Hajar en Daan: Opdracht

Opdracht niveau 4 | Stijl

Titel Hajar en Daan
Niveau boek niveau 3
Opdracht niveau 4 | Stijl
Studielast 3 à 4 uur
Werkvorm individueel
Focus stijl
Je leert reflecteren op literaire stijl
Gemaakt door Pieter Waalewijn
Bron 1 volkskrant.nl | Judith Janssen: 'Zijn fleme, zijn migrante maiko'

A


Vraag 1


'Zijn fleme, zijn migrante maiko' – dat staat boven een recensie van Hajar en Daan in de Volkskrant. Lees die recensie (bron 1) en verklaar daarna die vreemde titel.


Vraag 2


Het tweede deel van deze recensie gaat grotendeels over de manier waarop Robert Anker in zijn roman de taal hanteert. Vat het oordeel van de recensente over dit aspect van het boek samen in ongeveer 150 woorden.


B


Vraag 1


Je hebt vast wel eens iemand tegen een baby horen praten: wat een vreemde taal is dat! Ook studenten onder elkaar hebben zo hun eigen taal, evenals stoere jongens, sporters, zakenlui en de jet-set ('Hoe heurt het eigenlijk?').


Stap A


Spreek jij in alle situaties van je leven – thuis, op school, met je vrienden, op bezoek bij vreemde mensen, … – altijd en overal dezelfde taal? Noteer je ervaringen en ideeën (max. 200 woorden).


Stap B


Je komt vast wel eens bij andere mensen over de vloer.

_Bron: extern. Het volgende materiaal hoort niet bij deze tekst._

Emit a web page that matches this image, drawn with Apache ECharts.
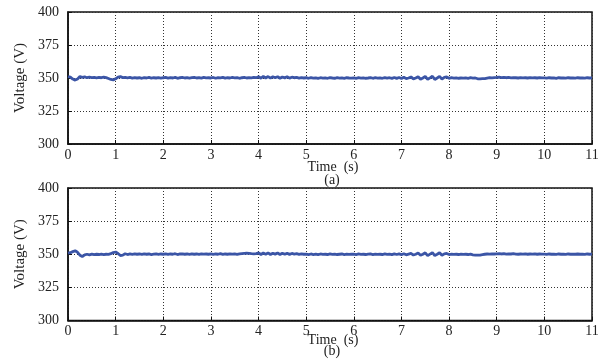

Heb je gemerkt dat daar andere taal werd gebruikt dan bij jou thuis? (Denk bijvoorbeeld aan de manier waarop kinderen tegen hun ouders praten.)


Vraag 2


Herlees in Hajar en Daan p. 182-183. Is dit 'de taal der liefde'? Wat vind jij ervan dat Robert Anker zijn personage deze taal ingeeft?


Vraag 3


Herlees nu p. 239-240. Wat valt je op?


Vraag 4


In de recensie van Judith Janssen die je hebt gelezen (bron 1) staat: 'Anker proeft van ieder taalgebruik (…) en overweldigt de lezer met een wervelwind aan taalregisters.'


Stap A


Geef een aantal overtuigende voorbeelden uit de roman (met vermelding van de paginanummers) die kunnen dienen als illustratie van dit citaat.


Stap B


Was jij als lezer inderdaad overweldigd door Ankers wervelwind?


C


Vraag 1


Eén belangrijk stijlelement van Hajar en Daan is nog niet aan de orde geweest: de spottende toon waarop het verhaal verteld wordt – niet constant, maar bij vlagen.


Stap A


Geef ten minste vier voorbeelden uit de roman waarin sprake is van zo’n spottende toon.


Stap B


Ga bij elk voorbeeld na of die toon hoort bij het beschreven personage (bijv. een sarcastische leraar) of bij de verteller.


Stap C


Vind jij die toon functioneel (zinvol, belangrijk voor het boek) of is het meer een trucje om het verhaal te verkopen? Licht je antwoord toe.


Vraag 2


De recensente zegt in haar slotzin dat Robert Anker het verhaal met zijn meeslepende en enerverende taal verpakt heeft in een zinderend, bijna wellustig boek.

Formuleer jij nu – ter afsluiting van deze opdracht – ook een slotzin, waarin je jouw oordeel over Ankers spel met taal, toon en register samenvat.